Respecting the Outdoors

We can’t say that undoubtedly this applies to every single person, but it’s fair to assume with very few exceptions that outdoor recreation and enjoyment is a very important part of living in Park City. For many residents, our family included, it is a top reason of why we live here. Be it hiking, biking, skiing, snowboarding, fishing, enjoying parks, concerts, we greatly value being outdoors as a community. We also live in a natural habitat for wildlife, which is part of the charm and ecosystem of Park City. I can’t count how many times we’ve had visitors who just want to see a moose during their vacation.

As we look at how current things are playing out around Park City, it is hard to ignore the possibility of cutting into open space and/or green space. We can’t just keep chipping away at nature for the sake of growth and development as small as some of these solutions may seem. Over the past few years there have been a number of public and private fundraising efforts to protect open space around Park City and the greater Summit County area. Hopefully that possibility never runs out, but we don’t know that as a fact. Another very important topic (I’ve been told it is being worked on by PCMC) are revisions to what is permissible from a building perspective to protect view corridors and ridgelines. I am a proponent of updates to the Municipal Code that protect our surroundings.

Park City has one of the best trail systems out there. We need to address the topic of trailhead overcrowding, littering, and making sure our trails are protected as development projects proceed. If there is an issue and it is not the direct control of Park City we can work with the responsible organization. Given the following example is not in Park City, and I hope it never happens, but just look at what has happened on the Canyons side of Park City Mountain. Mega mansions have permanently closed ski runs. Avalanche fences have gone up and more are proposed. Is this good for the wildlife? The views? A casual hike or mountain bike ride that is now diverted? These issues are not all or nothing, they require a thoughtful approach and strong negotiation skills to come to the right answers.

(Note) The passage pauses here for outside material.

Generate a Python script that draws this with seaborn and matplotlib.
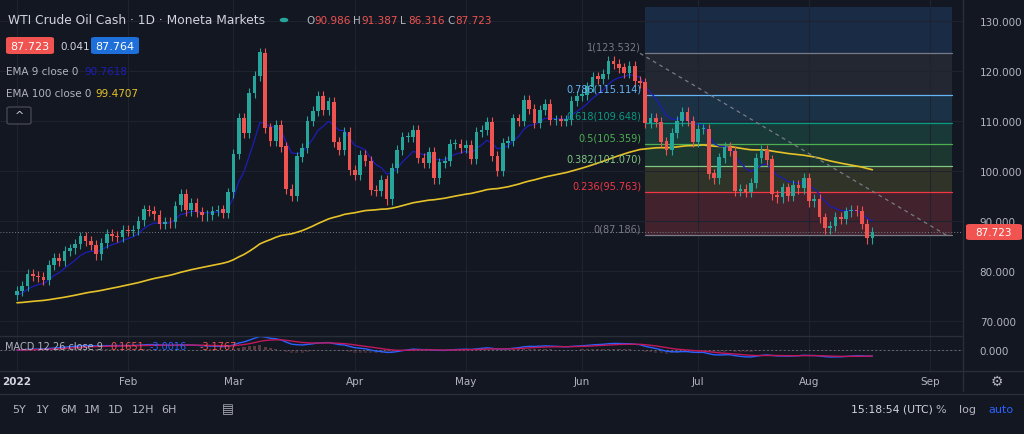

As we move forward we need to take a critical view of any impact to the outdoors. This may means that Park City has to take a hard line (as it’s happened in the past) and put a stop to plans that are deemed to have an unreasonable impact. To stay safe development should put wildfire prevention right at the top of their priority areas. Could you imagine the blow to our local economy if we had a Yosemite type fire event and it took years for tourism to recover, as is what happened there? In terms of pollution and emissions, we don’t want an inversion layer in Park City, we need to do everything we can to keep that from happening. This ties back to responsible growth, fiscal responsibility, and livability; everything is interrelated.